O órgão chama a atenção para riscos, medidas preventivas, necessidades de testes e falta de regulação no País, por se tratar de produtos “cujos dados sobre a ecotoxicidade ainda são incipientes”. Depois de afirmar que os agentes só devem utilizar o retardante apenas em último caso, quando outros meios de combate a incêndios forem ineficientes”, o parecer traz uma lista de precauções.

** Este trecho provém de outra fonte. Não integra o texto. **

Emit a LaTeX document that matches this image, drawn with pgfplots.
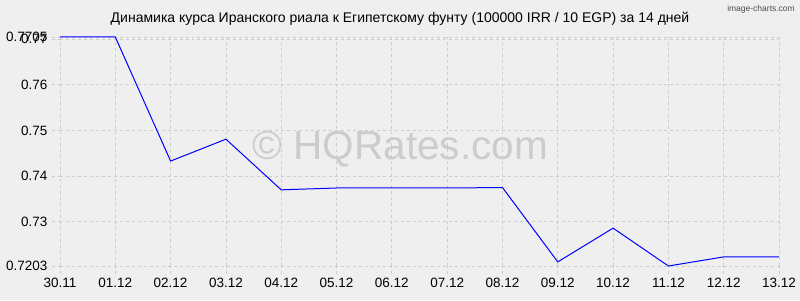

A principal delas pede para “instituir a suspensão do consumo de água, pesca, caça e consumo de frutas e vegetais na região exposta ao produto pelo prazo de 40 dias, considerando que os produtos se degradam em cerca de 80-90% em 28 dias”.
Consta no documento o pedido para que, em caso de aplicação do produto em terras indígenas ou próximo a locais populosos, que a população local seja informada “sobre os possíveis riscos do consumo de água e alimentos provenientes do local nos 40 dias seguintes à aplicação do retardante de chamas”. O Ministério do Meio Ambiente e o Ibama não informaram se essa comunicação prévia foi feita.
À reportagem, o Ibama chegou a dizer que “não há vedação legal ou regulamento que estabeleça exigência governamental na forma de registro ou autorização de uso de produtos retardantes de chama”. Também afirmou que o laudo técnico do Ibama foi uma “análise em abstrato”.